Transfer Large Input Files Via Squid
Which Option is the Best for Your Files?
Input Sizes | Output Sizes | Link to Guide | File Location | How to Transfer | Availability, Security |
---|---|---|---|---|---|
0 - 100 MB per file, up to 500 MB per job | 0 - 5 GB per job | Small Input/Output File Transfer via HTCondor | /home |
submit file; filename in transfer_input_files |
CHTC, UW Grid, and OSG; works for your jobs |
100 MB - 1 GB per repeatedly-used file | Not available for output | Large Input File Availability Via Squid | /squid |
submit file; http link in transfer_input_files |
CHTC, UW Grid, and OSG; files are made *publicly-readable* via an HTTP address |
100 MB - TBs per job-specific file; repeatedly-used files > 1GB | 4 GB - TBs per job | Large Input and Output File Availability Via Staging | /staging |
job executable; copy or move within the job | a portion of CHTC; accessible only to your jobs |
SQUID Web Proxy
CHTC maintains a SQUID web proxy from which pre-staged input files and executables can be downloaded into jobs using CHTC's proxy HTTP address.
Table of Contents
1. Applicability
-
Intended Use:
The SQUID web proxy is best for cases where many jobs will use the same large file (or few files), including large software.

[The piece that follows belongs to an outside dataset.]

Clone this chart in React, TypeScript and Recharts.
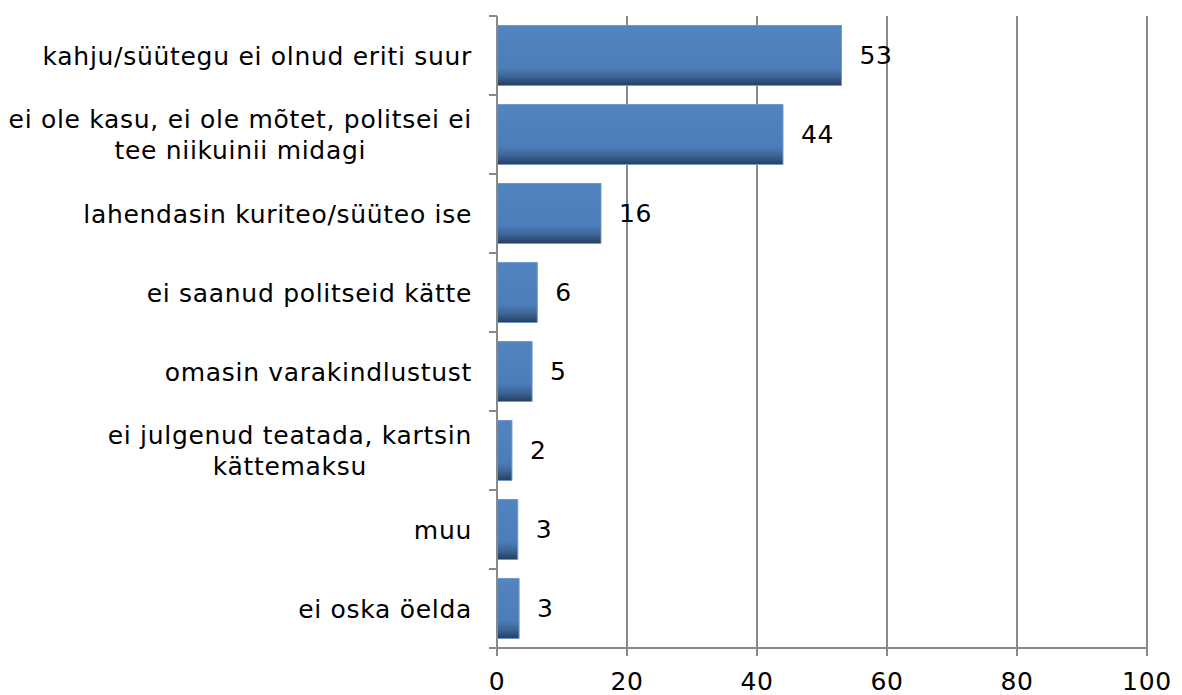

It is not good for cases when each of many jobs needs a different large input file, in which case our large data staging location should be used. Remember that you're always better off by pre-splitting a large input file into smaller job-specific files if each job only needs some of the large files's data. If each job needs a large set of many files, you should create a.tar.gz
file containing all the files, and this file will still need to be less than 1 GB. -
Access to SQUID:
is granted upon request to chtc@cs.wisc.edu. A user on CHTC submit servers may will be granted a user directory within/squid
, which users should transfer data into via the CHTC transfer server (transfer.chtc.wisc.edu). As for all CHTC file space, users should minimize the amount of data on the SQUID web proxy, and should clean files from the/squid
location regularly. CHTC staff reserve the right to remove any file from/squid
when needed to preserve availability and performance for all users. -
Advantages:
Files placed on the SQUID web proxy can be downloaded by jobs running anywhere, because the files are world-readable. - Limitations and Policies:
- SQUID cannot be used for job output, as there is no way to change files in SQUID from within a job.
- SQUID is also only capable of delivering individual files up to 1 GB in size.
- A change you make to a file within your
/squid
directory may not take effect immediately on the SQUID web proxy if you use the same filename. Therefore, it is important to use a new filename when replacing a file in your/squid
directory. - Jobs should still ALWAYS and ONLY be submitted from within the
user's
/home
location. - Only the "http" address should be listed in the
"
transfer_input_files
" line of the submit file. File locations starting with "/squid
" should NEVER be listed in the submit file. - Users should only have data in /squid that is being use for
currently-queued jobs; CHTC provides no back ups of any data in
CHTC systems, and our staff reserve the right to remove any data
causing issues. It is the responsibility of users to keep copies
of all essential data in preparation for potential data loss or
file system corruption.
- Data Security:
Files placed in SQUID can only be edited by the owner of the user directory within/squid
, but will end up being world-readable on the SQUID web proxy in order to be readily downloadable by jobs (with the proper HTTP address); thus, large files that should be "private" should not be placed in your user directory in/squid
, and should instead use CHTC's large data staging space for large-file staging.
2. Using SQUID to Deliver Input Files
-
Request a directory in SQUID. Write to chtc@cs.wisc.edu describing the data you'd like to place in SQUID, and indicating your username and submit server hostname (i.e. submit-5.chtc.wisc.edu).
-
Place files within your
/squid/username
directory via a CHTC transfer server (if from your laptop/desktop) or on the submit server.From your laptop/desktop:
[username@computer]$ scp large_file.tar.gz username@transfer.chtc.wisc.edu:/squid/username/
If the file already exists within your /home directory on a submit server:
[username@submit]$ cp large_file.tar.gz /squid/username/
Check the file from the submit server:
[username@submit]$ ls /squid/username/
-
Have HTCondor download the file to the working job using the
http://proxy.chtc.wisc.edu/SQUID
address in the transfer_input_files line of your submit file:transfer_input_files = other_file1,other_file2,http://proxy.chtc.wisc.edu/SQUID/username/large_file.txt
Important:Make sure to replace "username" with your username in the above address. All other files should be staged before job submission.
If your large file is a.tar.gz
file that untars to include other files, remember to remove such files before the end of the job; otherwise, HTCondor will think that such files are new output that needs to be transferred back to the submit server. (HTCondor will not automatically transfer back directories.)